Kennedy's comments about federalism have led to optimism from savvy observers such as Brianne Gorod and Ian Millhiser, both of whom expect the government to win. I'm less confident; Kennedy's suggestions were tentative and ambivalent, and he voted to strike down the entire ACA as unconstitutional the last time it came before the court. But it's certainly possible that concerns about states' rights will compel Kennedy to reluctantly side with the government.
The sphinx at the center
Of course, the government may not need Kennedy's vote. Chief Justice Roberts provided the swing vote to uphold the constitutionality of the Affordable Care Act the first time around, and it's possible that he could provide the key vote to prevent the destruction of a majority of the nation's health care markets. We don't know anything more about how he will vote on the merits, however, since he was nearly silent during oral arguments.
The one area where Roberts decided to leap in was to ask Verrilli about the standing of the plaintiffs: "You're surely not raising a standing question with us here for the first time at oral argument, are you?" The disinterest of both the chief justice and the government in pressing the point makes it highly unlikely that the case will be dismissed on standing grounds.
Antonin Scalia is a hack
Because of Justice Antonin Scalia's long history of supporting judicial deference to the executive branch, as well as his sporadic commitment to protecting states from federal coercion, some supporters of the law allowed themselves a little optimism that Scalia might side with the government.
Nope. This was never realistic, and yesterday's argument made it clear that Scalia is a mortal lock to side with the ACA's opponents. He was consistently sympathetic to Carvin and persistently expressed hostility to the law when questioning Verrilli, at one point calling the solicitor general's textual argument "gobbledygook."

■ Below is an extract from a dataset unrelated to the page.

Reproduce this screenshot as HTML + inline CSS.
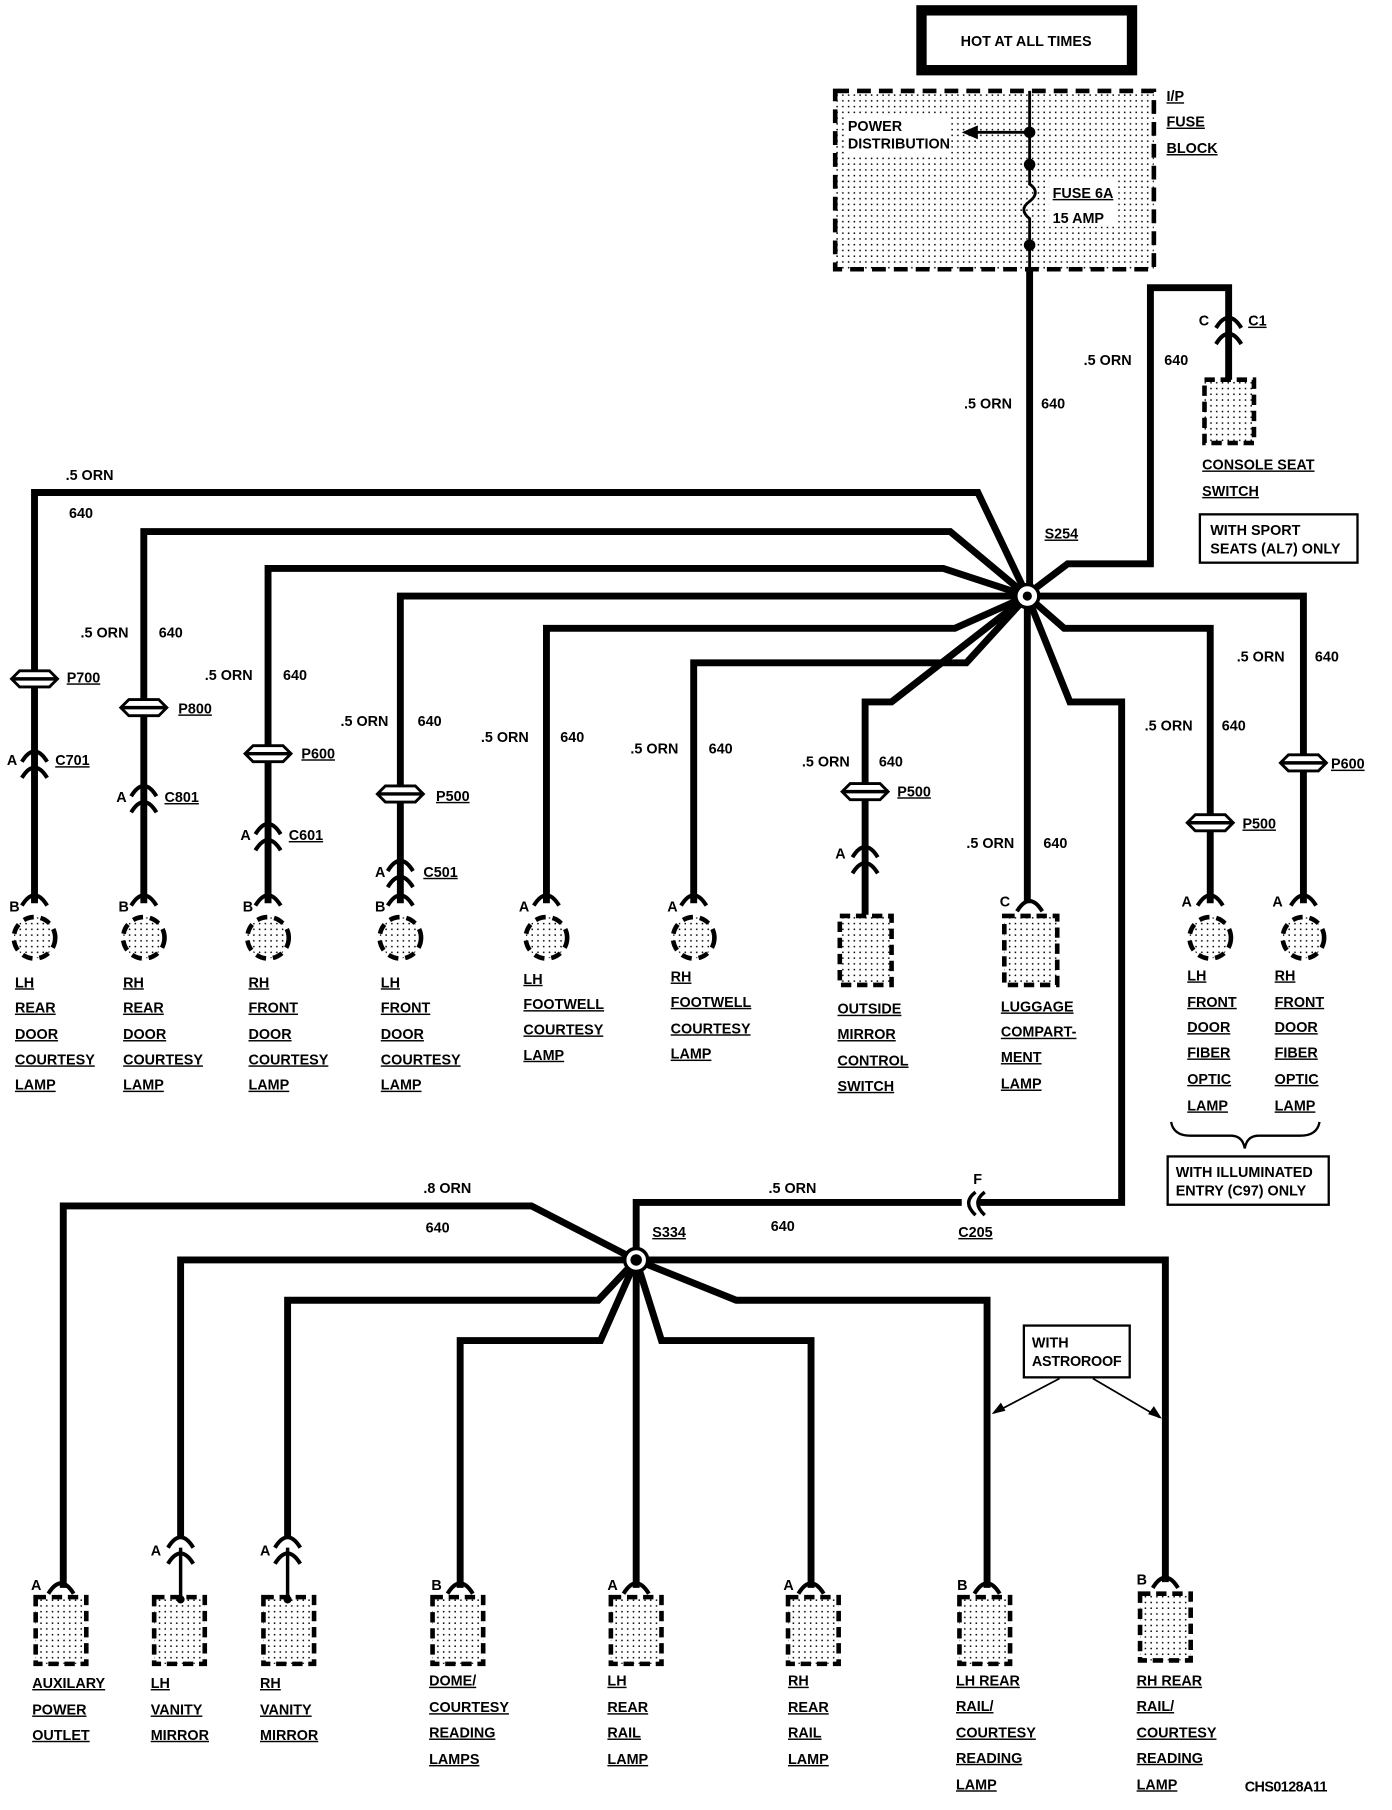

Particularly remarkable, however, was this exchange:
SCALIA: What about Congress? You really think Congress is just going to sit there while all of these disastrous consequences ensue? I mean, how often have we come out with a decision such as the you know, the bankruptcy court decision? Congress adjusts, enacts a statute that takes care of the problem. It happens all the time. Why is that not going to happen here?
VERRILLI: Well, this Congress? [laughter]
VERRILLI: You know, I mean, of course, theoretically — of course, theoretically they could.
SCALIA: I don't care what Congress you're talking about. If the consequences are as disastrous as you say, so many million people without insurance and whatnot — yes, I think this Congress would act.
Scalia's argument, of course, came straight from a land of willful fantasy. It's tempting to dismiss Scalia's comments as politically naïve, but I think it's more pernicious than that. Scalia has long shown an affinity for the most witless Fox News talking points. Republicans have been making a conscious effort to reassure the court that they have a plan should the court gut the ACA. Needless to say, they don't actually have any plan — pretending to have a plan is their only plan. Indeed, Republicans in Congress are so dysfunctional that they can barely even pretend to have a serious alternative, and any attempt to fix the law would assuredly be stillborn.
The Republican alternative should the court willfully misread the law and ruin the federally established exchanges is a con somewhat less sophisticated than selling oceanfront property in Wyoming — but it's good enough for Scalia! That tells you all you need to know about the extent of his fidelity to judicial ideals.
Scalia's naked partisanship, however, means that this case has very high stakes for millions of people. And it remains entirely possible that a bare majority of the Supreme Court is about to make their lives significantly worse, and for no good reason.